Another tip: The main line Oslo to Trondheim also passes Oslo Airport, meaning you can travel straight to the airport from Trondheim without having to go through the city first. This can really help with itineraries when time is tight.
At the time of writing, there are no direct bus/coach services between Oslo and Trondheim. It is still possible to take a coach, but you will need to change trains in central Norway. This usually takes place in Otta, and usually is only available with a nighttime change at around 2am. The fare is a little cheaper than the train at around 950kr.
For several years, Lavprisekspressen ran a twice-daily service. Prices competed with the train and were often cheaper, although the journey was very slow. It was most popular with students and international tourists. Unfortunately they now only run one route from Oslo to Stavanger.
Driving from Oslo to Trondheim
If public transport is not flexible enough for you, there is always the option of a rental car. The drive is extremely straightforward as you are essentially on one road – the E6 – for the entire journey. There are long sections with low speed limits so you should allow 6-7 hours to complete the 500km journey.
The major advantage of having your own transport is of course the flexibility. There are many interesting stops en route including Lillehammer, Rondane National Park, and Dovrefjell National Park. You are also free to adjust your itinerary to suit your personal preferences. For example, you could stop off at stave churches or take a detour to one of Norway's fantastic National Scenic Routes.
Car hire in Norway is not cheap, with rates usually at least 50% than in other European countries. You should also factor in road tolls and the relatively high cost of fuel if you are planning to drive long distances.
However, many rental car companies now offer hybrid or even electric cars, which will help to reduce the cost. If you're renting an electric car, be sure to read up on the technology and plan out your charging stops for long journeys.

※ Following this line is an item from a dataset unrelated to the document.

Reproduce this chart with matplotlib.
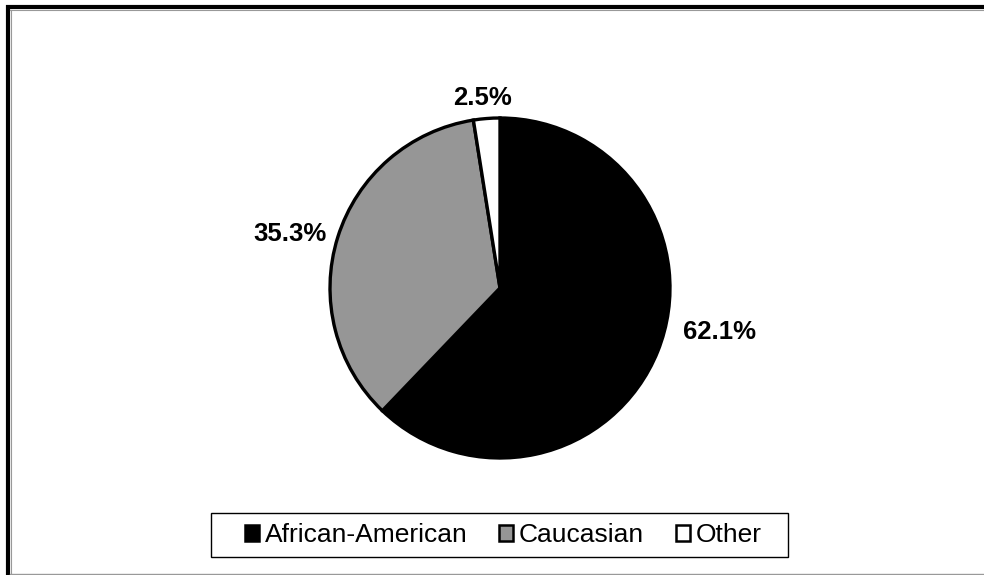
import numpy as np
import matplotlib
matplotlib.use('Agg')
import matplotlib.pyplot as plt
from matplotlib.lines import Line2D
from matplotlib.patches import Patch, Rectangle

# 数据
categories = ['African-American', 'Caucasian', 'Other']
shares = [62.1, 35.3, 2.5]
pct_labels = ['62.1%', '35.3%', '2.5%']
colors = ['#000000', '#969696', '#ffffff']
# 标签相对扇区外缘中点的偏移（像素，Excel 的“最佳匹配”位置）
label_offsets = [(62, 19), (-48, 3), (-4, 21)]

plt.rcParams['font.family'] = ['Liberation Sans', 'DejaVu Sans']

W, H = 984, 575
fig = plt.figure(figsize=(W / 100, H / 100), dpi=100)

# 饼图区域（圆心约 500,288，半径约 170 像素）
cx, cy, r = 500, 288, 170
ax = fig.add_axes([(cx - r) / W, (H - cy - r) / H, 2 * r / W, 2 * r / H])
wedges, _ = ax.pie(shares, colors=colors, startangle=90, counterclock=False,
                   radius=1.0,
                   wedgeprops=dict(edgecolor='black', linewidth=2.4))
ax.set_xlim(-1, 1)
ax.set_ylim(-1, 1)
ax.set_aspect('equal')
ax.axis('off')

for w, lab, off in zip(wedges, pct_labels, label_offsets):
    ang = np.deg2rad((w.theta1 + w.theta2) / 2)
    ax.annotate(lab, xy=(np.cos(ang), np.sin(ang)), xytext=(off[0] * 0.72, off[1] * 0.72),
                textcoords='offset points', ha='center', va='center',
                fontsize=18.5, fontweight='bold', annotation_clip=False)

# 图例（边框单独画，Excel 的左右留白更宽）
handles = [Patch(facecolor=c, edgecolor='black', linewidth=1.8) for c in colors]
leg = fig.legend(handles, categories, loc='center', ncol=3,
                 bbox_to_anchor=(503 / W, 1 - 535 / H), fontsize=19,
                 frameon=False,
                 handlelength=0.55, handleheight=0.55, handletextpad=0.2,
                 columnspacing=1.2, borderpad=0.3, borderaxespad=0)
fig.add_artist(Rectangle((211 / W, 1 - 557 / H), 577 / W, 44 / H, fill=False,
                         edgecolor='black', linewidth=1.0, transform=fig.transFigure))

# 外框
fig.add_artist(Line2D([6 / W, 1], [1 - 7 / H, 1 - 7 / H], color='black', lw=3.0,
                      transform=fig.transFigure, solid_capstyle='butt'))
fig.add_artist(Line2D([8 / W, 8 / W], [0, 1 - 5 / H], color='black', lw=3.0,
                      transform=fig.transFigure, solid_capstyle='butt'))
fig.add_artist(Line2D([10 / W, 1], [1 - 9.8 / H, 1 - 9.8 / H], color='#999999', lw=0.8,
                      transform=fig.transFigure))
fig.add_artist(Line2D([10.6 / W, 10.6 / W], [0, 1 - 9.8 / H], color='#999999', lw=0.8,
                      transform=fig.transFigure))
fig.add_artist(Line2D([10 / W, 1], [1 - 573.5 / H, 1 - 573.5 / H], color='#999999', lw=1.0,
                      transform=fig.transFigure))

fig.savefig('out.png', dpi=100, facecolor='white')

Hiring a car for the journey only makes economic sense if you're travelling further and/or you will be returning to Oslo. That's because the daily rate for car hire gets cheaper the longer you rent for. You'll also have to pay a large supplement if you are making a one-way journey.
But wait, there's more! Yes, people really do walk from Oslo to Trondheim! The route is one of the St. Olav Ways pilgrim routes to Nidaros Cathedral. While not as famous as the Camino de Santiago, the pilgrim route still attracts tourists from all over the world.
In reality, very few people take the full Gudbrandsdalen path from Oslo to Trondheim. According to the official website, it should take 32 days to complete the 643km route! People tend to do smaller sections of the route and there are many options available, both for individual hiking or group trips.
Long-distance cycling is gaining in popularity and Norway is a top target for many keen amateurs. If you're considering such a trip in Norway, listen to our recent podcast interview with British cyclist Andrew Sykes, who completed a trip from the south of Spain to the very north of Norway.
What is the best option?
There are pros and cons with each method of getting from Oslo to Trondheim. Personally, I fly, but as I live in the country I don't have the same desire to see the sights I've seen a hundred times before! If you're on a budget and time isn't so critical for you, the train is an excellent option and it's one I recommend to many travellers.
Ultimately though, as I said to my American reader with the question: the choice is yours!